If the receiver is offline then the operator needs to commit the balance update {a-b, v+b},{c+b, v-b} so that the receiver may claim that state transition in a plasma exit. The offline participant may come back online and negotiate a consensus update with the operator for that slot that reflects the update to now allow for a quick exit.

To clarify, a sent TX is only considered valid if after the initiator (sender) signs the update to their slot, and the operator either includes {a-b, v+b} {c+b, v-b} in a plasma block or the set {Sender, Operator, Receiver} can sign updates in consensus that update their slots without a plasma chain checkpoint. The process for doing this would look like following.

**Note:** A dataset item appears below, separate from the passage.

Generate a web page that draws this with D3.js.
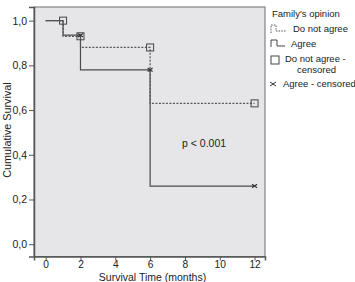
<!DOCTYPE html>
<html>
<head>
<meta charset="utf-8">
<script src="https://cdn.jsdelivr.net/npm/d3@7"></script>
<style>
  body { margin: 0; background: #fff; }
  text { font-family: Arial, "Liberation Sans", sans-serif; fill: #222; }
</style>
</head>
<body>
<script>
// Data
var notAgreeTimes = [0, 1, 2, 6, 12];
var notAgreeSurv = [1.0, 0.93, 0.88, 0.63, 0.63];
var notAgreeCensT = [1, 2, 6, 12];
var notAgreeCensS = [1.0, 0.93, 0.88, 0.63];

var agreeTimes = [0, 1, 2, 6, 12];
var agreeSurv = [1.0, 0.935, 0.78, 0.26, 0.26];
var agreeCensT = [2, 6, 12];
var agreeCensS = [0.935, 0.78, 0.26];

var xTicks = [0, 2, 4, 6, 8, 10, 12];
var yTicks = [0, 0.2, 0.4, 0.6, 0.8, 1.0];

var width = 355, height = 282;
var plot = {left: 34, top: 7, right: 265, bottom: 256.5};

var svg = d3.select("body").append("svg")
    .attr("width", width)
    .attr("height", height);

var x = d3.scaleLinear().domain([-0.67, 12.6]).range([plot.left, plot.right]);
var y = d3.scaleLinear().domain([-0.055, 1.061]).range([plot.bottom, plot.top]);

// plot background
svg.append("rect")
    .attr("x", plot.left).attr("y", plot.top)
    .attr("width", plot.right - plot.left)
    .attr("height", plot.bottom - plot.top)
    .attr("fill", "#e6e6e8")
    .attr("stroke", "#6e6e6e")
    .attr("stroke-width", 1);

// axes
var fmt = function(d) { return d3.format(".1f")(d).replace(".", ","); };
var yAxis = svg.append("g")
    .attr("transform", "translate(" + plot.left + ",0)")
    .call(d3.axisLeft(y).tickValues(yTicks).tickFormat(fmt).tickSize(5).tickPadding(2));
var xAxis = svg.append("g")
    .attr("transform", "translate(0," + plot.bottom + ")")
    .call(d3.axisBottom(x).tickValues(xTicks).tickSize(4).tickPadding(0.5));
[xAxis, yAxis].forEach(function(a) {
  a.select(".domain").attr("stroke", "#555").attr("stroke-width", 1.5);
  a.selectAll(".tick line").attr("stroke", "#555");
  a.selectAll("text").attr("font-size", 10.5).attr("fill", "#333")
    .attr("font-family", "Arial, 'Liberation Sans', sans-serif");
});
xAxis.selectAll("text").attr("font-size", 10.2);

// titles
svg.append("text")
    .attr("x", (plot.left + plot.right) / 2 + 3)
    .attr("y", 280.5)
    .attr("text-anchor", "middle")
    .attr("font-size", 10.5)
    .text("Survival Time (months)");
svg.append("text")
    .attr("transform", "translate(11," + 130 + ") rotate(-90)")
    .attr("text-anchor", "middle")
    .attr("font-size", 10.8)
    .text("Cumulative Survival");

// step curves
function stepPts(ts, ss) {
  return ts.map(function(t, i) { return [t, ss[i]]; });
}
var line = d3.line()
    .x(function(d) { return x(d[0]); })
    .y(function(d) { return y(d[1]); })
    .curve(d3.curveStepAfter);

svg.append("path")
    .datum(stepPts(agreeTimes, agreeSurv))
    .attr("d", line)
    .attr("fill", "none")
    .attr("stroke", "#4a4a4a")
    .attr("stroke-width", 1.2);

svg.append("path")
    .datum(stepPts(notAgreeTimes, notAgreeSurv))
    .attr("d", line)
    .attr("fill", "none")
    .attr("stroke", "#555")
    .attr("stroke-width", 1.2)
    .attr("stroke-dasharray", "2,1.5");

// censor markers
svg.append("g").selectAll("rect")
    .data(stepPts(notAgreeCensT, notAgreeCensS))
    .enter().append("rect")
    .attr("x", function(d) { return x(d[0]) - 3.5; })
    .attr("y", function(d) { return y(d[1]) - 3.5; })
    .attr("width", 7).attr("height", 7)
    .attr("fill", "none")
    .attr("stroke", "#444")
    .attr("stroke-width", 1);

svg.append("g").selectAll("path")
    .data(stepPts(agreeCensT, agreeCensS))
    .enter().append("path")
    .attr("d", function(d) {
      var cx = x(d[0]), cy = y(d[1]), r = 2.5;
      return "M" + (cx - r) + "," + (cy - r * 0.7) + "L" + (cx + r) + "," + (cy + r * 0.7) +
             "M" + (cx - r) + "," + (cy + r * 0.7) + "L" + (cx + r) + "," + (cy - r * 0.7);
    })
    .attr("stroke", "#333")
    .attr("stroke-width", 1.2);

// p-value
svg.append("text")
    .attr("x", 182).attr("y", 147)
    .attr("font-size", 10.5)
    .text("p < 0.001");

// legend
var lg = svg.append("g");
lg.append("text").attr("x", 272).attr("y", 17).attr("font-size", 9.5).text("Family's opinion");

lg.append("path")
    .attr("d", "M271,33 L271,25 L276,25 L276,31 L286,31")
    .attr("fill", "none").attr("stroke", "#555").attr("stroke-dasharray", "1.5,1.2");
lg.append("text").attr("x", 293).attr("y", 31.5).attr("font-size", 9.5).text("Do not agree");

lg.append("path")
    .attr("d", "M271,47 L271,40 L277,40 L277,46 L285,46")
    .attr("fill", "none").attr("stroke", "#444").attr("stroke-width", 1);
lg.append("text").attr("x", 291).attr("y", 46.5).attr("font-size", 9.5).text("Agree");

lg.append("rect").attr("x", 271).attr("y", 56).attr("width", 8).attr("height", 8)
    .attr("fill", "none").attr("stroke", "#444");
lg.append("text").attr("x", 285).attr("y", 61.5).attr("font-size", 9.5).text("Do not agree -");
lg.append("text").attr("x", 297).attr("y", 72.5).attr("font-size", 9.5).text("censored");

lg.append("path")
    .attr("d", "M270,82 L276,86 M270,86 L276,82")
    .attr("stroke", "#333").attr("stroke-width", 1);
lg.append("text").attr("x", 283).attr("y", 87).attr("font-size", 9.5).text("Agree - censored");
</script>
</body>
</html>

  1. Sender initiates state update by sending sender_sig({a-b, v+b, sequence}) and intended receiver to the operator.
  2. Operator calls the receiver to create receiver_sig({c+b, v-b}, sequence}) in an attempt to get a consensus update for the transfer.
    2a. The operator does not hear from the receiver in some time delta, they will then throw away the senders (initiator) message and commit operator_sig({a-b, v+b} {c+b, v-b}) to the parent chain.
    2b. The operator receives response receiver_sig({c+b, v-b}, sequence}) within time delta, signs it with operator_sig({c+b, v-b}, sequence}) and then sends this to the transaction originator as proof that their transaction completed along with the consensus signed update of their slot operator_sig({a-b, v+b} , sequence}).
  3. Transaction considered irreversible.